Po zwycięstwie Barciczanki nad Dalinem na stadionem w Barcicach słychać było głośne – ufff! W trzeciej kolejce gospodarze wreszcie wygrali 2:1, choć nie było łatwo. Nieustająco padający deszcz nie ułatwiał gry.
Barciczanka Barcice – Dalin Myślenice 2:1 (1:0)
1:0 Korzym 23, 2:0 Korzym 62, 2:1 (karny) 82
Żółte kartki: Martuszewski, Miechurski, Maślejak, A. Basta, Zygmunt, Krupa – Sobala, Cienkosz.
Barciczanka: Mrózek – A. Basta, Łukasik, Zawiślan, Tokarz (65 Zygmunt), Maślejak (75 Tarasek), Miechurski (58 Krupa), Martuszewski (65 Gryźlak), Ciężobka, Korzym, Oleksy,
Dalin: Wyroba – Malisz, Stawarczyk, Kowalski, Przetocki, Ładyga, Biel, Górecki, Ostafin, Sobala, Jędrzejowski.
Gospodarze bardzo chcieli wygrać stąd od pierwszych minut zaatakowali, jednak doświadczeni goście dobrze się bronili. Jednak w 23 minucie nie zdołali upilnować Korzyma, który zdobył pierwszego gola.
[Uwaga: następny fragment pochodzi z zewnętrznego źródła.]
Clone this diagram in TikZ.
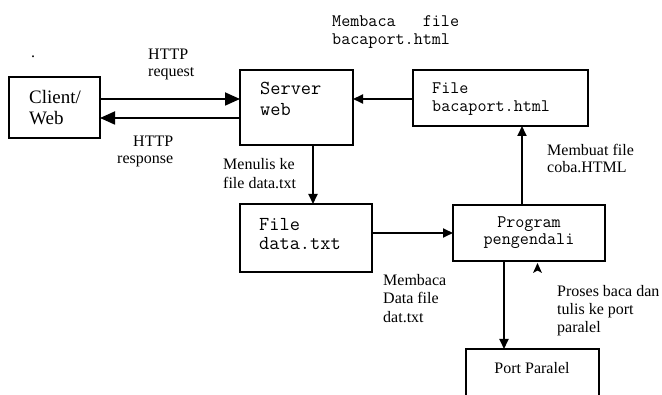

Dalin próbował szybko odpowiedzieć, ale piłkarze z Barcic nie dali się zaskoczyć. Po zmianie stron napór gospodarzy trwał nadal. Szanse na kolejne gole miał Korzym i Maślejak. Po ich akcjach gospodarze powinni prowadzić 5:0, ale brakowało skuteczności, ale też w bramce gości znakomicie spisywał się Wyroba. Kiedy wydawało się, że mecz zakończyć się 2:0 sędzia wyciągnął z tzw „kapelusza” karnego dla Dalinu, zresztą rozjemca z OKS Brzesko nie miał dobrego dnia, widząc tylko przewinienia piłkarzy z Barcic. Wcześniej nie widział ewidentnego karnego dla Barcic po ręce obrońcy Dalinu – po meczu również trenerzy zespołu z Myślenic mieli sporo uwag do pracy sędziego. Po zdobyciu gola przez gości zrobiło się bardzo nerwowo na boisku. Na szczęście wynik już się nie zmienił.